Essentially, as she will find out, “The Price of Progress is High.” What is even higher is the hard talk I gave a lawyer when he was questioning me in a matter where I was a witness for the West Indies Players Association (WIPA) against the West Indies Cricket Board (WICB) where I was once the Corporate Secretary. I actually broke the house down, but fortunately for my Landlady, not hers.

While I regret making the Lawyer the laughing stock of the people present, including a member of his family, the fact is that this lawyer had represented the WICB against me in a matter where I was fired for standing up to the president for trying to use the company’s money for his own house. It was not so much the last straw as the last piece of concrete, steel and furniture, or what my Aunty Moon used to call “funny chairs”.

The lawyer was asking question after question and I kept trying to answer each to the best of my ability. He did not want me to explain anything. He demanded, “You have to answer ‘Yes’ or ‘No’.” After the third time, I had more than enough. I told him nicely, “There are some questions that cannot be answered as ‘Yes’ or ‘No’. For example, “Have you stopped beating your wife? Answer ‘Yes’ or ‘No’.” Then I raised my voice and thundered, “Have you stopped beating your wife? Answer ‘Yes’ or ‘No’!” Almost everyone present was in tears of laughter. The Judge looked me up, down and sideways and then, despite not having a shotgun, he made me shut up and sit down. So when my Landlady asked me to say “Yes” or “No” she didn’t know what she was letting herself in for.

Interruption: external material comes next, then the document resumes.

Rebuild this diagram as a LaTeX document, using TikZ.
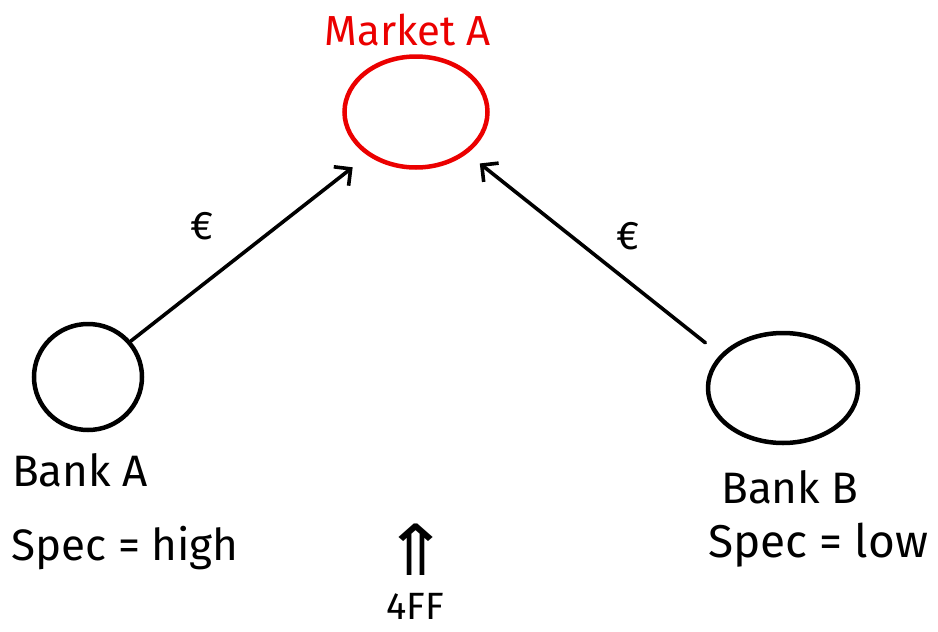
\documentclass[tikz,border=0pt]{standalone}
\usepackage{fontspec}
\setmainfont{Fira Sans}
\newfontfamily\symfont{DejaVu Sans}
\usetikzlibrary{shapes.geometric,arrows.meta}
\definecolor{mkred}{RGB}{235,0,0}
\begin{document}
\begin{tikzpicture}[x=1pt,y=-1pt,
  blob/.style={ellipse,draw,line width=4.5pt,inner sep=0pt},
  flow/.style={line width=3.6pt,-{Straight Barb[length=12pt,width=24pt,line width=3.6pt]},line cap=round},
  hand/.style={font=\fontsize{44}{50}\selectfont,inner sep=0pt},
  small/.style={font=\fontsize{40}{42}\selectfont,inner sep=0pt}]
\useasboundingbox (0,0) rectangle (938,632);
\node[blob,draw=mkred,minimum width=143pt,minimum height=111pt] (market) at (416,112) {};
\node[blob,minimum width=108pt,minimum height=106pt] (bankA) at (88,377) {};
\node[blob,minimum width=150pt,minimum height=110pt] (bankB) at (783,388) {};
\node[font=\fontsize{42}{46}\selectfont,inner sep=0pt,text=mkred] (mlabel) at (408,30) {Market A};
\node[hand] (alabel) at (80,470) {Bank A};
\node[hand] (aspec) at (125,548) {Spec = high};
\node[hand] (blabel) at (790,487) {Bank B};
\node[font=\fontsize{46}{50}\selectfont,inner sep=0pt] (bspec) at (818,545) {Spec = low};
\node[small] (eurA) at (202,226) {€};
\node[small] (eurB) at (628,236) {€};
\node[font=\symfont\fontsize{64}{64}\selectfont,inner sep=0pt] (up) at (416,550) {\scalebox{1.25}[1.1]{⇑}};
\node[font=\fontsize{38}{40}\selectfont,inner sep=0pt] (aff) at (415,606) {4FF};
\draw[flow,shorten >=19pt] (bankA.40) -- (market.222);
\draw[flow,shorten <=19pt,shorten >=16pt] (bankB.152) -- (market.321);
\end{tikzpicture}
\end{document}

Fortunately for her I have the greatest respect for her husband and said nothing. It was a payback to him because when we once asked him how he dealt with his wife he admitted that he kept both his ears and mouth shut.

In the rest of the Caribbean people, and not just their mouths, are being shut or kicked out of the places they’re renting. Some of these are as costly as they are squalid. Right now, most of the Caribbean countries are losing the middle class mainly because the rich are getting richer and the poor, who will eventually become everybody else, are getting much poorer by the minute, faster even that the birth-fate in Niger (47.28 per 1000 people) or China which has the world’s biggest population. In Jamaica, according to one newspaper, there are “Tenants from hell” and “Landlords flouting laws by barring families with children as tenants.”

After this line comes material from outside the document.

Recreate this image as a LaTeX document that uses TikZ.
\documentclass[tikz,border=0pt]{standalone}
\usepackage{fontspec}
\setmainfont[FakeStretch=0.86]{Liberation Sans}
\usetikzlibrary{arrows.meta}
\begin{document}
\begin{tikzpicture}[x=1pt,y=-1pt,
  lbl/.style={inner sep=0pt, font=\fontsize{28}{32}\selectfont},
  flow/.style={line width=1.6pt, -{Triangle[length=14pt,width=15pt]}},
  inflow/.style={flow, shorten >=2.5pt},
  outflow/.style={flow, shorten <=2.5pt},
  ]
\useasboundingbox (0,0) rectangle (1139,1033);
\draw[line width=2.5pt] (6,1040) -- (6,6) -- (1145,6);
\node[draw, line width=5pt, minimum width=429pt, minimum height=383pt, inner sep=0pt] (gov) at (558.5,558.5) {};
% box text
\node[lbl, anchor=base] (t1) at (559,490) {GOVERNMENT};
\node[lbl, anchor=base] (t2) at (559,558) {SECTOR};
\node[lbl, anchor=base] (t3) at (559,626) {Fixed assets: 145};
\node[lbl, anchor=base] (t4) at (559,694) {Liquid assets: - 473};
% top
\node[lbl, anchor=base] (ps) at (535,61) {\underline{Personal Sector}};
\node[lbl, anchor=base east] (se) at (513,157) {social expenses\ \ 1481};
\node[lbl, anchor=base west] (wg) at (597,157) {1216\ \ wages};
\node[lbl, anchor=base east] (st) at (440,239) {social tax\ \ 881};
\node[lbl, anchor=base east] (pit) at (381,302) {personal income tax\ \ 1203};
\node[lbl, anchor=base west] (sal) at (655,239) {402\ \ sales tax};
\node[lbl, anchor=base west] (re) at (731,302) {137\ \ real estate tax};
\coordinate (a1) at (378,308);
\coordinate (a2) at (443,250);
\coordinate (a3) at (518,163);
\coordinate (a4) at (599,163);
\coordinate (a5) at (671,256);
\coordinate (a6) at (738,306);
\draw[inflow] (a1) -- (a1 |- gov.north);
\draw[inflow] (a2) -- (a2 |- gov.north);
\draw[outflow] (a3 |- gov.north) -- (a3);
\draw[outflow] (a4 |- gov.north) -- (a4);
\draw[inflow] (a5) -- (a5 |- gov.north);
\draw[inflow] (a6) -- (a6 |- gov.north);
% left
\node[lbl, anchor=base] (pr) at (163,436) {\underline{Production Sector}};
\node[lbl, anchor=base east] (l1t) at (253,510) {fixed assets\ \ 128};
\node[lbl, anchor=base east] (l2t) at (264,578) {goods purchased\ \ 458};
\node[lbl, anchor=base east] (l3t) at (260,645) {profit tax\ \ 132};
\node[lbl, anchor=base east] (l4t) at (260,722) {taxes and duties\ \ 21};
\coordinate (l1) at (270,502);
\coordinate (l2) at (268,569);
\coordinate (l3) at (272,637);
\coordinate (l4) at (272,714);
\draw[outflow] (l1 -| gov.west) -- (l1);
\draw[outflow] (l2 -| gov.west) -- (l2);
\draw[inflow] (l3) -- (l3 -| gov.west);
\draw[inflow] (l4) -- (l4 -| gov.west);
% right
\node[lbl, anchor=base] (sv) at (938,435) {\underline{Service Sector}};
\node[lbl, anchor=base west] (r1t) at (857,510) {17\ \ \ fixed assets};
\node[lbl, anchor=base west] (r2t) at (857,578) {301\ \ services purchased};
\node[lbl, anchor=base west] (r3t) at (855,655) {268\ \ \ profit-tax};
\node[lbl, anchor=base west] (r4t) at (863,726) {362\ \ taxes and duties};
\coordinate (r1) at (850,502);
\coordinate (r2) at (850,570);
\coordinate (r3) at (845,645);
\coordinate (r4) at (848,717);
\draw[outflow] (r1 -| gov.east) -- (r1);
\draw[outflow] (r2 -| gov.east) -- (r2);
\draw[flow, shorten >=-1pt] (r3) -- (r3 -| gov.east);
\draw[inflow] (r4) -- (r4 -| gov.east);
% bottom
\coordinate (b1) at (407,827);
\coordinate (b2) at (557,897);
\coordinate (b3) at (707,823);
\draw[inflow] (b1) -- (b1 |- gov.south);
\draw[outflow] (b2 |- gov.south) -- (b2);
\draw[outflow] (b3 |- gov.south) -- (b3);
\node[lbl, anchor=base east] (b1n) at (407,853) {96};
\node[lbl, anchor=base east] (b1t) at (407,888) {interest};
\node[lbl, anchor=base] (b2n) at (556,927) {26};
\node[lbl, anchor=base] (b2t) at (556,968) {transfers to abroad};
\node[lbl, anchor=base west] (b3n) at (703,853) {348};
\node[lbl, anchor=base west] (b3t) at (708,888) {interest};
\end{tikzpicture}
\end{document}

In Barbados, a newspaper article on, “ To protect rights of everyone” mentioned, “The relationship between landlords and tenants in Barbados has always been strained due to the fact that there are some unscrupulous persons who take advantage of the rules to the detriment of others. This could lead to unnecessary homelessness, inability to pay bills, damage to property along with verbal and physical altercations.”

Generally, landlords and landladies are not much liked. Sociologist, Matthew Desmond, put it very clearly, “Poverty is a relationship that involves a lot of folks, rich and poor alike. I was looking for something that brought a lot of different people in a room. Eviction does that….” US Democrat, Nydia Velazquez, stressed, “Too often, the landlord-tenant relationship is unbalanced with all the power on the side of unscrupulous landlords.”

It is why there are so many landlord and landlady jokes like, “What do cuckolds and landlords have in common?” Neither of them wants to give you your deposit back. Or, “What’s the difference between a landlady and a pit bull?” Lipstick. Then there is one that is for game players, “What is a landlady’s favourite game to play?” Monopoly. The toughest, roughest one of all is, “Do you know how to save a drowning landlord?” Take your foot off his head.

*Tony Deyal was last heard responding to a question from his son, “Daddy. What would you say when you’re leaving this place you’re renting?” Namaste.